Die Unternehmer wollen eine starke Vertretung, die schlank und effizient aufgestellt ist. Diesen Beweis müssen wir nun erbringen. Ich sehe darin eine große Chance, über ganz Österreich hinweg viele Dinge zu hinterfragen.
Zum Beispiel?
Thema Rücklagen. Ich habe in der WK-Haushaltsordnung die Vorgabe, dass wir ein ganzes Jahresbudget als Rücklage halten sollen. Das Kontrollamt prüft, ob wir genug Rücklagen haben. Die Ausgleichsrücklage macht bei uns aktuell 14 Millionen Euro aus, sie sollte 114 Millionen betragen. Wenn ich meine zweckgebundenen Rücklagen dazuzähle, sind es 70 Millionen und damit komme ich beim Kontrollamt durch.
Diese Dinge müssen wir ändern. Wir haben auch keine Steuerungsmöglichkeit bei den vielen selbstständigen Teilorganisationen. Jede Fachorganisation ist eine selbstständige Körperschaft. Wir sollen auch die Doppelgleisigkeiten von Landes- und Bundeskammer wie zum Beispiel bei der Begutachtung von Gesetzen beseitigen. Andere Dinge wie ein dezentrales WIFI mit 100.000 Teilnehmern in Oberösterreich halte ich für ganz wichtig.
Die Wirtschaftskammer hat schon viele Reformen durchgeführt. Es gibt kaum eine Organisation in Österreich, die das so häufig gemacht hat. Seit ich Präsidentin bin, haben wir um 20 Prozent mehr Mitglieder, aber die Umlage um elf Prozent reduziert.

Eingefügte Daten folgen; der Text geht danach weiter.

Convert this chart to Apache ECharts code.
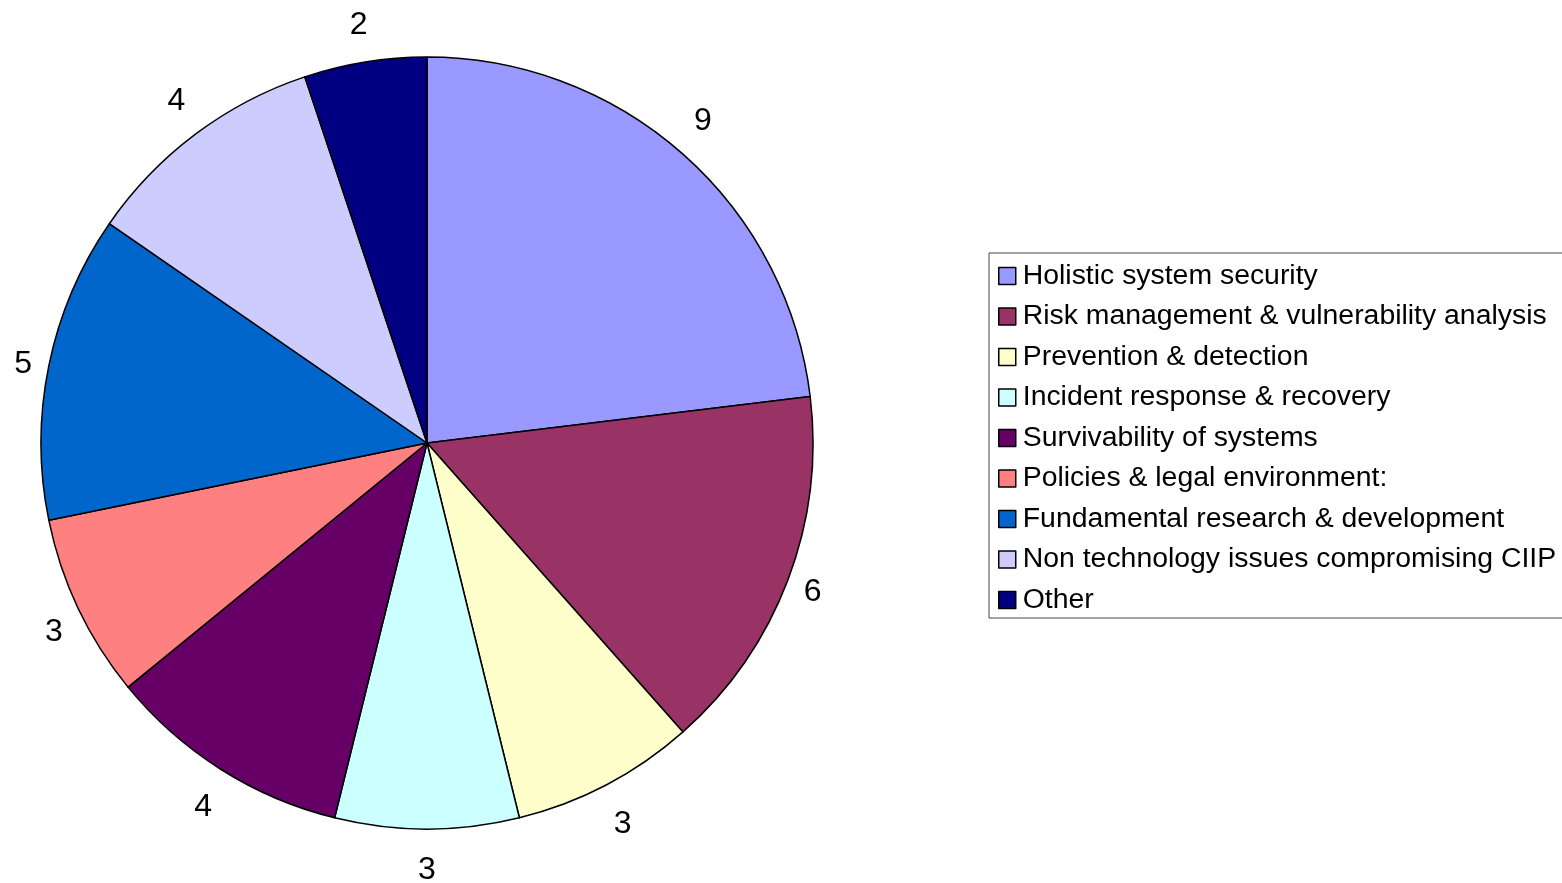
<!DOCTYPE html>
<html><head><meta charset="utf-8">
<script src="https://cdn.jsdelivr.net/npm/echarts@6/dist/echarts.min.js"></script>
<style>html,body{margin:0;padding:0;background:#fff}#c{width:1562px;height:883px}</style>
</head><body><div id="c"></div>
<script>
const categories = ["Holistic system security","Risk management & vulnerability analysis","Prevention & detection","Incident response & recovery","Survivability of systems","Policies & legal environment:","Fundamental research & development","Non technology issues compromising CIIP","Other"];
const values = [9,6,3,3,4,3,5,4,2];
const colors = ["#9999FF","#993366","#FFFFCC","#CCFFFF","#660066","#FF8080","#0066CC","#CCCCFF","#000080"];

const CX = 427, CY = 443, R = 386;
const total = values.reduce((a,b)=>a+b,0);
// Excel-like label placement: label box just outside the rim along the slice's mid angle
function labelPos(idx){
  let cum = 0;
  for (let i=0;i<idx;i++) cum += values[i];
  const th = (cum + values[idx]/2)/total*2*Math.PI;
  const ux = Math.sin(th), uy = -Math.cos(th);
  const Rl = R + 18, hw = 8, hh = 21;
  const sx = Math.sign(ux)*Math.min(1, Math.abs(ux)/0.35);
  const sy = Math.sign(uy)*Math.max(0, Math.min(1, (Math.abs(uy)-0.33)/0.15));
  return [CX + Rl*ux + hw*sx, CY + Rl*uy + hh*sy + 2];
}

const chart = echarts.init(document.getElementById('c'));
chart.setOption({
  animation:false,
  backgroundColor:'#fff',
  legend:{
    orient:'vertical', left:989, top:253,
    itemWidth:17, itemHeight:17, itemGap:10.5,
    padding:[8,20,3,9],
    borderColor:'#444', borderWidth:1,
    icon:'rect',
    itemStyle:{borderColor:'#000', borderWidth:1.5},
    textStyle:{fontFamily:'Liberation Sans, Arial, sans-serif', fontSize:28.4, color:'#000', lineHeight:30, padding:[0,0,0,2]},
    data:categories
  },
  series:[{
    type:'pie', center:[CX,CY], radius:R, startAngle:90, clockwise:true,
    avoidLabelOverlap:false,
    data:categories.map((n,i)=>({name:n,value:values[i],itemStyle:{color:colors[i]}})),
    itemStyle:{borderColor:'#000', borderWidth:1.5},
    emphasis:{disabled:true},
    label:{show:true, position:'outside', formatter:'{c}', fontFamily:'Liberation Sans, Arial, sans-serif', fontSize:32, color:'#000', distanceToLabelLine:0},
    labelLine:{show:false, length:18, length2:0},
    labelLayout:function(p){
      const pos = labelPos(p.dataIndex);
      return {x: pos[0], y: pos[1], align:'center', verticalAlign:'middle'};
    }
  }]
});
</script></body></html>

Wir haben nun in Oberösterreich mit allen Fraktionen eine Taskforce eingerichtet, die alle Bereiche durchleuchtet.
Werden die Umlagen gesenkt?
Sicher. Wir haben das in Oberösterreich erst vor Kurzem gemacht. Ohne Not und ohne Vorgabe, weil es meine Grundeinstellung ist, das Haus schlank zu führen. Das werden wir weiter tun.
In der Diskussion um Mahrer ist auch aufgetaucht, dass Sie eine 42-prozentige Erhöhung ihrer Entschädigung hätten bekommen sollen. Warum diese exorbitante Erhöhung?
Bei der Funktionärsentschädigung ist ein neues, österreichweites System erstellt worden. Von allen Fraktionen beschlossen. Zu diesem System stehe ich. Wir in Oberösterreich haben entschieden, 30 Prozent unter den vorgegebenen Richtsätzen zu bleiben. Das neue System ist nun ausgesetzt worden und wird vom Rechnungshof analysiert.
Seit ich Präsidentin geworden bin, beträgt die Inflation über 50 Prozent. Diesen Inflationsausgleich hat es bei den Funktionärsentschädigungen über 30 Jahre lang nicht gegeben.
Wie hoch ist Ihre bisherige Entschädigung?
Umgelegt auf 14 Gehälter sind es 5.980 Euro brutto.
Deckt sie Ihren Aufwand?
Wir sind nicht wegen der Entschädigung in der Kammer aktiv. Und wollen wir in der Kammer nur Funktionäre, die sich das leisten können? Damit in meiner Firma durch die Arbeit in der Kammer keine Lücke entsteht, habe ich unter anderem einen Prokuristen und einen zweiten Geschäftsführer ernannt.